In the last years of the 20th century and the early years of this one, however, Liberia was anything but a land of liberty. Drug-fueled militias maimed and killed civilians. Government and rebel forces alike raped with impunity. Hundreds of thousands fled. Others were trapped by the unending violence, unable to flee. As one Liberian woman later remembered, “My children had been hungry and afraid for their entire lives.”
In spring 2003, a group of women decided to try to end the conflict once and for all. Dressed all in white, hundreds of them sat by the roadside, on the route taken daily by President Charles Taylor, rebel leader-turned-president.
The president’s motorcade swept past, slowing down only briefly. But the women returned, day after day. In pouring rain and blazing sunshine alike, they danced and prayed.
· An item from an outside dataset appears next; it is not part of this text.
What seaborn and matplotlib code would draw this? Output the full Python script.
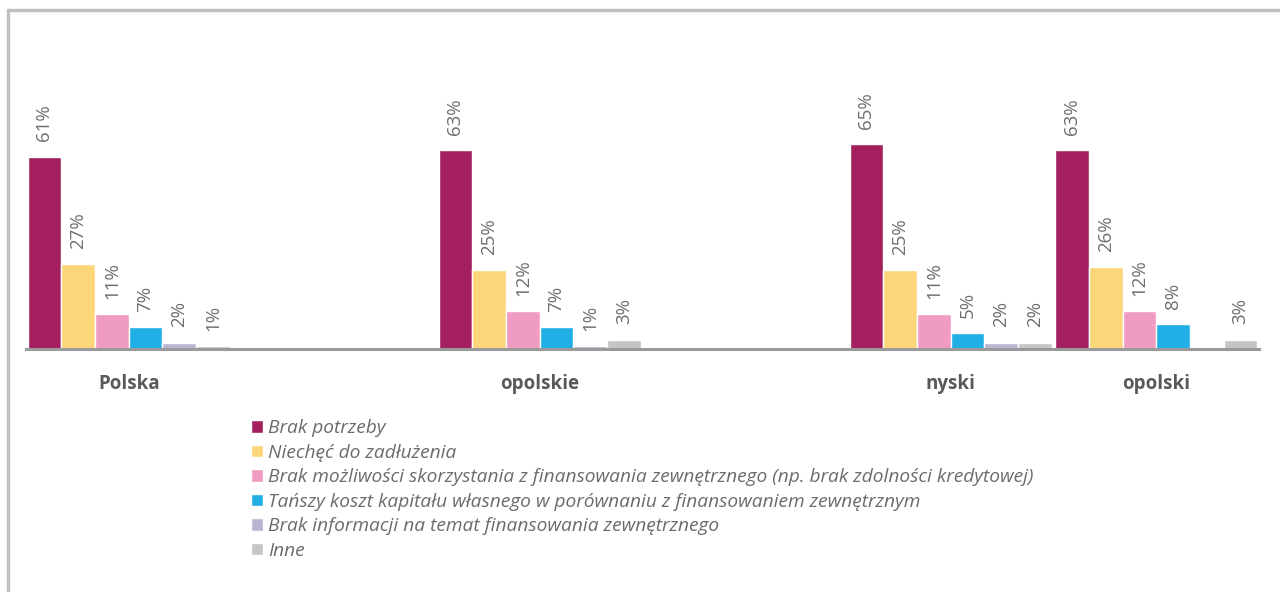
import numpy as np
import pandas as pd
import seaborn as sns
import matplotlib.pyplot as plt
from matplotlib.lines import Line2D

# Dane z wykresu (odsetki odpowiedzi)
regiony = ["Polska", "opolskie", "nyski", "opolski"]
powody = [
    "Brak potrzeby",
    "Niechęć do zadłużenia",
    "Brak możliwości skorzystania z finansowania zewnętrznego (np. brak zdolności kredytowej)",
    "Tańszy koszt kapitału własnego w porównaniu z finansowaniem zewnętrznym",
    "Brak informacji na temat finansowania zewnętrznego",
    "Inne",
]
polska = [61, 27, 11, 7, 2, 1]
opolskie = [63, 25, 12, 7, 1, 3]
nyski = [65, 25, 11, 5, 2, 2]
opolski = [63, 26, 12, 8, np.nan, 3]

# kolejnosc slotow na osi X (puste sloty jak w oryginale)
kolejnosc = ["Polska", "_pusty1", "opolskie", "_pusty2", "nyski", "opolski"]

kolory = ["#A31F5E", "#FCD679", "#F09BC1", "#22AFE5", "#BBB4D0", "#C5C5C5"]

# Tabela w formacie dlugim
rows = []
for reg, vals in zip(regiony, [polska, opolskie, nyski, opolski]):
    for p, v in zip(powody, vals):
        rows.append({"region": reg, "powod": p, "wartosc": v})
df = pd.DataFrame(rows).dropna()

sns.set_style("white")
plt.rcParams["font.family"] = ["Open Sans", "DejaVu Sans"]

fig = plt.figure(figsize=(12.8, 5.92), dpi=100)
ax = fig.add_axes([26 / 1280, 1 - 349 / 592, 1233 / 1280, 312 / 592])

sns.barplot(
    data=df,
    x="region",
    y="wartosc",
    hue="powod",
    order=kolejnosc,
    hue_order=powody,
    palette=kolory,
    width=0.985,
    errorbar=None,
    saturation=1,
    ax=ax,
)

# Etykiety wartosci
for cont in ax.containers:
    ax.bar_label(
        cont,
        labels=[f"{v:.0f}%" for v in cont.datavalues],
        rotation=90,
        padding=11,
        color="#6e6e6e",
        fontsize=13.5,
    )

ax.set_ylim(0, 99)
ax.set_xlim(-0.5, 5.5)
ax.set_xlabel("")
ax.set_ylabel("")
ax.set_yticks([])
ax.set_xticks(range(len(kolejnosc)))
ax.set_xticklabels(["" if k.startswith("_") else k for k in kolejnosc],
                   fontsize=13.5, fontweight="bold", color="#595959")
ax.tick_params(axis="x", length=0, pad=18)

for s in ["top", "right", "left"]:
    ax.spines[s].set_visible(False)
ax.spines["bottom"].set_color("#9a9a9a")
ax.spines["bottom"].set_linewidth(2.2)

# Legenda
handles, labels = ax.get_legend_handles_labels()
ax.get_legend().remove()
fig.legend(
    handles,
    labels,
    loc="upper left",
    bbox_to_anchor=(234 / 1280, 1 - 402 / 592),
    frameon=False,
    handlelength=0.62,
    handleheight=0.62,
    handletextpad=0.28,
    labelspacing=0.34,
    prop={"style": "italic", "size": 13.8},
    labelcolor="#6b6b6b",
)

# Ramka wokol wykresu
fig.add_artist(Line2D([8 / 1280, 1], [1 - 10 / 592, 1 - 10 / 592], color="#c0c0c0", lw=2.5))
fig.add_artist(Line2D([8 / 1280, 8 / 1280], [0, 1 - 10 / 592], color="#c0c0c0", lw=2.5))

fig.savefig("out.png", dpi=100)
In the words of Comfort Lamptey, author of a book on the Liberian peace movement of those years, the women were “fighting for the right to be seen, heard, and counted.”
Taylor mocked the women for “embarrassing themselves.” Still, though, the protests gained momentum. Religious leaders—imams and bishops alike—spoke out in support of the women’s demands. Radio stations began reporting sympathetically on the roadside protests. Leymah Gbowee, one of the protest leaders, declared in front of the cameras, “We are tired of our children being raped. We are taking this stand because we believe tomorrow our children will ask us: ‘Mama, what was your role during the crisis?’”
Pressed on all sides, Taylor agreed to talk. He met with the women’s leaders in the presidential palace. Peace talks with the warring factions began in Ghana a few weeks later.
It soon became clear, however, that the talks were going nowhere. Even as the warlords basked in the comfort of their luxury hotel, they worked the phones, directing a renewed orgy of violence at home in the Liberian capital, Monrovia.
The women decided that enough was enough. Determined to focus on the human cost of the war, they barricaded delegates into the room where the talks were taking place. One of the negotiators, Nigerian General Abdulsalami Abubakar, remembered later: “They said that nobody will come out till that peace agreement was signed.” As described in the 2008 documentary film Pray the Devil Back to Hell, one warlord tried unsuccessfully to kick his way out of the room. Others tried (and failed) to escape through the windows.
The men with guns agreed to talk seriously at last. A peace deal was struck. Charles Taylor went into exile. International peacekeepers arrived in Monrovia, greeted by cheering crowds. In 2006, Ellen Johnson-Sirleaf became Liberia’s first peacefully elected president, Africa’s first woman leader.
Johnson-Sirleaf said: “It was ordinary Liberians who reclaimed the country and demanded peace.”
Women dressed in white prayed the Devil back to Hell in Liberia while resisting evil without doing evil. The women in Cuba using nonviolent means got their loved ones back from brutal and inhumane prisons which was there immediate demand, but the reason that their husbands had been imprisoned and they beaten for defending them remains: a brutal Stalinist dictatorship led by Fidel and Raul Castro. Hopefully, Cuban women dressed in white will be able to do in Cuba what their counterparts did in Liberia.
Tonight I am praying for the life and health of one of these brave Cuban Ladies in White, Laura Pollan who is battling a dangerous respiratory illness. Praying that she makes a speedy recovery and that one day soon Cubans can look back and honor the Cuban Ladies in White who played an instrumental role in ending a half century of tyranny and division.